▶ [DIRECTIONS]:
Return the entries verbatim and drop every picture.

(Entries with chart source code)
============================================================
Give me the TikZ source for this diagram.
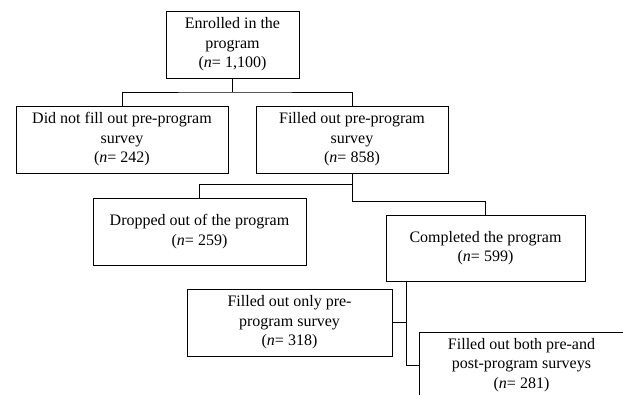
\documentclass[tikz,border=0pt]{standalone}
\usepackage{fontspec}
\setmainfont{Liberation Serif}
\usepackage{tikz}

\begin{document}
\begin{tikzpicture}[x=1pt,y=-1pt,line width=0.9pt,
    flowbox/.style={draw,rectangle,align=center,inner sep=0pt,
        font=\fontsize{16}{19.5}\selectfont}]
        \clip (0,0) rectangle (623,394);
        % boxes
        \node[flowbox,minimum width=133,minimum height=67] (enrolled) at (232.5,44.5)
            {Enrolled in the\\program\\(\textit{n}= 1,100)};
        \node[flowbox,minimum width=212,minimum height=67] (notfilled) at (122,139.5)
            {Did not fill out pre-program\\survey\\(\textit{n}= 242)};
        \node[flowbox,minimum width=192,minimum height=67] (filled) at (352,139.5)
            {Filled out pre-program\\survey\\(\textit{n}= 858)};
        \node[flowbox,minimum width=213,minimum height=67] (dropped) at (199.5,231.5)
            {Dropped out of the program\\(\textit{n}= 259)};
        \node[flowbox,minimum width=199,minimum height=66] (completed) at (485.5,248)
            {Completed the program\\(\textit{n}= 599)};
        \node[flowbox,minimum width=205,minimum height=67] (onlypre) at (289.5,322.5)
            {Filled out only pre-\\program survey\\(\textit{n}= 318)};
        \node[flowbox,minimum width=205,minimum height=66] (both) at (521.5,365)
            {Filled out both pre-and\\post-program surveys\\(\textit{n}= 281)};
        % lines
        \coordinate (fork1) at (232.5,92);
        \coordinate (fork2) at (352,184);
        \coordinate (fork3) at (352,201);
        \coordinate (trunk) at (406,0);
        \draw (enrolled.south) -- (fork1);
        \draw (notfilled.north) |- (fork1) -| (filled.north);
        \draw (filled.south) -- (fork3) -| (completed.north);
        \draw (fork2) -| (dropped.north);
        \draw (completed.south -| trunk) |- (both.west);
        \draw (onlypre.east) -- (onlypre.east -| trunk);
    \end{tikzpicture}
\end{document}
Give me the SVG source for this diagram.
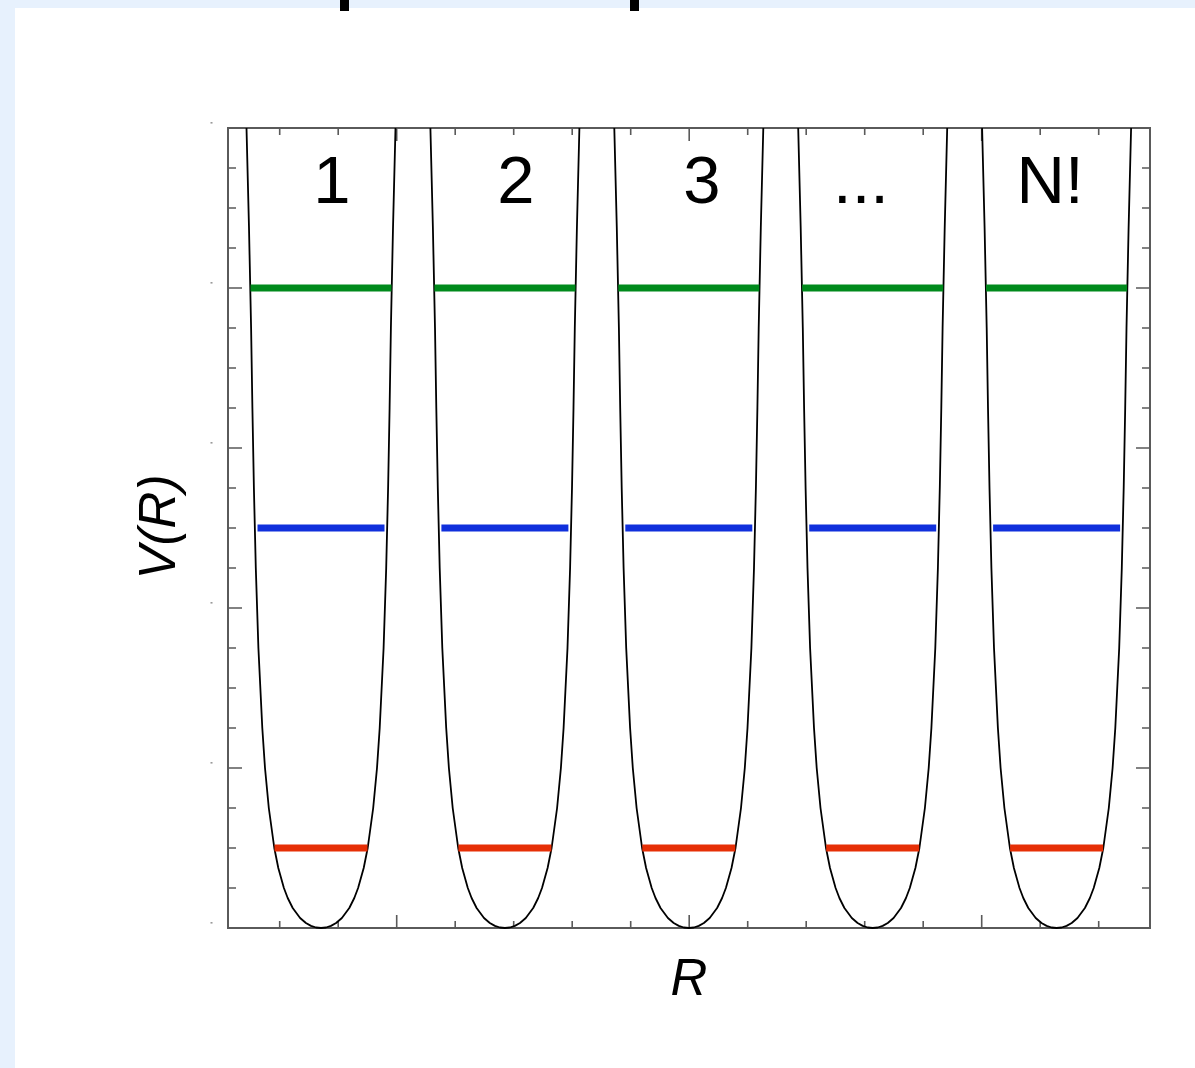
============================================================
▶ [FINAL RESULT]:
Give me the TikZ source for this diagram.
\documentclass[tikz,border=0pt]{standalone}
\usepackage{fontspec}
\setmainfont{Liberation Serif}
\usepackage{tikz}

\begin{document}
\begin{tikzpicture}[x=1pt,y=-1pt,line width=0.9pt,
    flowbox/.style={draw,rectangle,align=center,inner sep=0pt,
        font=\fontsize{16}{19.5}\selectfont}]
        \clip (0,0) rectangle (623,394);
        % boxes
        \node[flowbox,minimum width=133,minimum height=67] (enrolled) at (232.5,44.5)
            {Enrolled in the\\program\\(\textit{n}= 1,100)};
        \node[flowbox,minimum width=212,minimum height=67] (notfilled) at (122,139.5)
            {Did not fill out pre-program\\survey\\(\textit{n}= 242)};
        \node[flowbox,minimum width=192,minimum height=67] (filled) at (352,139.5)
            {Filled out pre-program\\survey\\(\textit{n}= 858)};
        \node[flowbox,minimum width=213,minimum height=67] (dropped) at (199.5,231.5)
            {Dropped out of the program\\(\textit{n}= 259)};
        \node[flowbox,minimum width=199,minimum height=66] (completed) at (485.5,248)
            {Completed the program\\(\textit{n}= 599)};
        \node[flowbox,minimum width=205,minimum height=67] (onlypre) at (289.5,322.5)
            {Filled out only pre-\\program survey\\(\textit{n}= 318)};
        \node[flowbox,minimum width=205,minimum height=66] (both) at (521.5,365)
            {Filled out both pre-and\\post-program surveys\\(\textit{n}= 281)};
        % lines
        \coordinate (fork1) at (232.5,92);
        \coordinate (fork2) at (352,184);
        \coordinate (fork3) at (352,201);
        \coordinate (trunk) at (406,0);
        \draw (enrolled.south) -- (fork1);
        \draw (notfilled.north) |- (fork1) -| (filled.north);
        \draw (filled.south) -- (fork3) -| (completed.north);
        \draw (fork2) -| (dropped.north);
        \draw (completed.south -| trunk) |- (both.west);
        \draw (onlypre.east) -- (onlypre.east -| trunk);
    \end{tikzpicture}
\end{document}
Give me the SVG source for this diagram.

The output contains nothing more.